Kitchen sinks are treated as a catch all for food particles, grease, and detergent. When these icky elements combine, they form a gunky clog that is difficult to remove without professional help. You can prevent grease from solidifying in your sink by draining it into old coffee cans or other sealed containers to be thrown away in the trash. Food particles like coffee grounds and eggshells get heavy when mixed with water, so either use them in your garden as compost, or throw them in the trash. Other bad foods for kitchen drains are starches like pasta, rice, and potatoes. When they mix with water they form a paste-like substance that clings to the sides of the drain. If you are doing all you can to prevent buildups and still getting clogs, consider having a professional inspect your pipes to be sure they were properly installed.
Bathroom sinks don’t have as efficient drain stoppers as your shower, so they are generally more easily clogged.
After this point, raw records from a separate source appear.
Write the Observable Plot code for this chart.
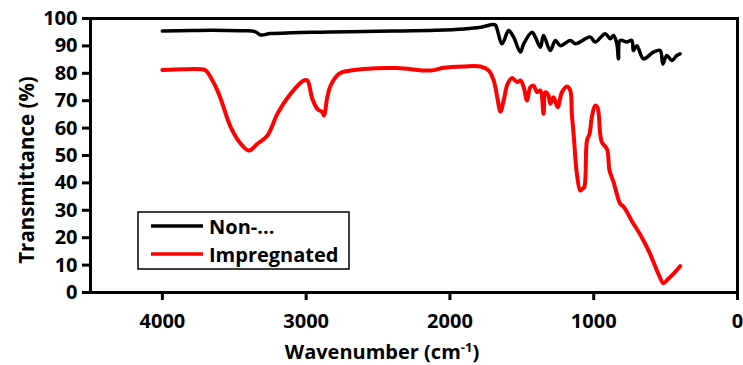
<!DOCTYPE html>
<html>
<head>
<meta charset="utf-8">
<script src="https://cdn.jsdelivr.net/npm/d3@7"></script>
<script src="https://cdn.jsdelivr.net/npm/@observablehq/plot@0.6"></script>
<style>
  html, body { margin: 0; padding: 0; background: #fff; }
  #chart svg { display: block; }
</style>
</head>
<body>
<div id="chart"></div>
<script>
// Series names
const seriesNames = ["Non-...", "Impregnated"];
const seriesColors = ["#000000", "#ff0000"];

// Non-impregnated (black) spectrum
const nonWavenumber = [4000, 3800, 3650, 3450, 3360, 3316, 3250, 3100, 2900, 2700, 2400, 2100, 1900, 1788, 1700, 1684, 1637, 1592, 1557, 1510, 1487, 1429, 1406, 1371, 1349, 1302, 1267, 1233, 1163, 1128, 1024, 990, 920, 885, 862, 840, 828, 816, 770, 735, 724, 700, 654, 585, 538, 519, 492, 457, 422, 399];
const nonTransmittance = [95.4, 95.6, 95.7, 95.5, 95.3, 94.0, 94.5, 94.8, 95.0, 95.2, 95.4, 95.7, 96.2, 96.8, 97.8, 97.6, 90.8, 95.6, 93.2, 87.7, 90.8, 95.0, 93.2, 89.5, 93.8, 88.3, 92.0, 90.1, 92.0, 90.8, 93.2, 91.4, 94.4, 92.6, 93.8, 91.0, 85.3, 92.0, 91.4, 92.0, 88.3, 90.1, 85.3, 87.7, 88.3, 83.4, 86.5, 84.7, 86.5, 87.1];

// Impregnated (red) spectrum
const impWavenumber = [4000, 3850, 3720, 3698, 3617, 3524, 3455, 3397, 3339, 3269, 3200, 3108, 3015, 2992, 2957, 2922, 2888, 2876, 2853, 2830, 2772, 2691, 2600, 2367, 2135, 2045, 1906, 1788, 1730, 1696, 1670, 1649, 1626, 1600, 1568, 1533, 1510, 1487, 1464, 1441, 1418, 1394, 1371, 1349, 1337, 1315, 1302, 1279, 1251, 1221, 1186, 1163, 1152, 1140, 1117, 1094, 1080, 1066, 1047, 1029, 1013, 990, 974, 955, 943, 908, 890, 862, 816, 793, 724, 700, 654, 608, 550, 515, 481, 446, 399];
const impTransmittance = [81.2, 81.5, 81.4, 81.0, 73.7, 60.3, 54.3, 51.8, 54.3, 57.3, 65.2, 72.5, 77.4, 77.4, 70.7, 67.0, 65.8, 64.6, 71.3, 75.5, 79.8, 81.0, 81.6, 81.9, 81.0, 82.0, 82.5, 82.5, 81.0, 77.4, 71.0, 66.0, 70.1, 76.0, 78.3, 76.8, 77.4, 74.9, 70.1, 74.9, 75.5, 73.1, 73.7, 65.2, 73.1, 72.0, 68.9, 71.3, 67.6, 73.1, 75.2, 73.7, 65.0, 58.0, 43.3, 37.2, 37.8, 38.4, 55.5, 57.9, 64.0, 68.2, 67.6, 57.9, 54.8, 52.4, 44.5, 40.3, 32.4, 31.4, 25.1, 23.2, 19.0, 14.1, 6.8, 3.4, 5.0, 6.8, 9.6];

// Axis ticks and titles
const xTicks = [4000, 3000, 2000, 1000, 0];
const yTicks = [0, 10, 20, 30, 40, 50, 60, 70, 80, 90, 100];
const xTitle = "Wavenumber (cm";
const xTitleSup = "-1";
const yTitle = "Transmittance (%)";

const nonData = nonWavenumber.map((w, i) => ({w, t: nonTransmittance[i]}));
const impData = impWavenumber.map((w, i) => ({w, t: impTransmittance[i]}));

const FONT = "'Open Sans', Lato, sans-serif";
const FS = 20;

const chart = Plot.plot({
  width: 743,
  height: 365,
  marginLeft: 90,
  marginRight: 6,
  marginTop: 18,
  marginBottom: 73,
  style: {fontFamily: FONT, fontSize: FS + "px", fontWeight: "bold", color: "#000", background: "#fff"},
  x: {domain: [4500, 0], ticks: xTicks, label: null},
  y: {domain: [0, 100], ticks: yTicks, label: null},
  marks: [
    Plot.line(impData, {x: "w", y: "t", stroke: seriesColors[1], strokeWidth: 4, curve: "catmull-rom"}),
    Plot.line(nonData, {x: "w", y: "t", stroke: seriesColors[0], strokeWidth: 3.5, curve: "catmull-rom"}),
    Plot.frame({stroke: "#000", strokeWidth: 3}),
    Plot.axisX({ticks: xTicks, tickSize: 8, tickPadding: 13, strokeWidth: 3, label: null, fontSize: FS, fontWeight: "bold", tickFormat: d => String(d)}),
    Plot.axisY({ticks: yTicks, tickSize: 8, tickPadding: 5, strokeWidth: 3, label: null, fontSize: FS, fontWeight: "bold", tickFormat: d => String(d)})
  ]
});

document.getElementById("chart").appendChild(chart);

const svg = d3.select(chart);

// Axis titles
svg.append("text")
  .attr("transform", "translate(26,170) rotate(-90)")
  .attr("text-anchor", "middle")
  .attr("dominant-baseline", "central")
  .style("font-family", FONT).style("font-size", "20.5px").style("font-weight", "bold")
  .text(yTitle);

const xt = svg.append("text")
  .attr("x", 382).attr("y", 359)
  .attr("text-anchor", "middle")
  .style("font-family", FONT).style("font-size", FS + "px").style("font-weight", "bold");
xt.append("tspan").text(xTitle);
xt.append("tspan").attr("dy", -7).style("font-size", "13px").text(xTitleSup);
xt.append("tspan").attr("dy", 7).text(")");

// Legend inside plot area
const lg = svg.append("g");
lg.append("rect").attr("x", 138).attr("y", 212).attr("width", 211).attr("height", 57)
  .attr("fill", "#fff").attr("stroke", "#000").attr("stroke-width", 1.5);
seriesNames.forEach((name, i) => {
  const yy = 226 + i * 28;
  lg.append("line").attr("x1", 151).attr("x2", 203).attr("y1", yy).attr("y2", yy)
    .attr("stroke", seriesColors[i]).attr("stroke-width", 3.5);
  lg.append("text").attr("x", 209).attr("y", yy).attr("text-anchor", "start").attr("dominant-baseline", "central")
    .style("font-family", FONT).style("font-size", FS + "px").style("font-weight", "bold")
    .text(name);
});
</script>
</body>
</html>
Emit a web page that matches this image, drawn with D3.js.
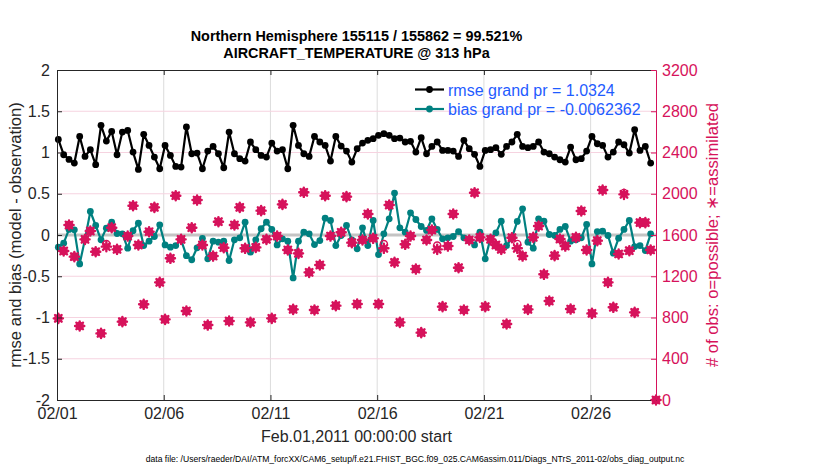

The most common causes of clogs here are from toothpaste build up, soap scum, and hair. Try not to let hair go down the bathroom sink by cleaning visible strands from the sink and disposing them into the trash. If you lean over the sink while brushing your hair in the morning, consider covering the drain with a small towel.
Toilet clogs are typically caused by flushing down items that do not dissolve or break apart in water. People commonly flush cotton-tipped swabs, dental floss, or pre-moistened wipes — all of which should go in the trash instead. Stick to the mantra: if it doesn’t break apart, don’t flush it!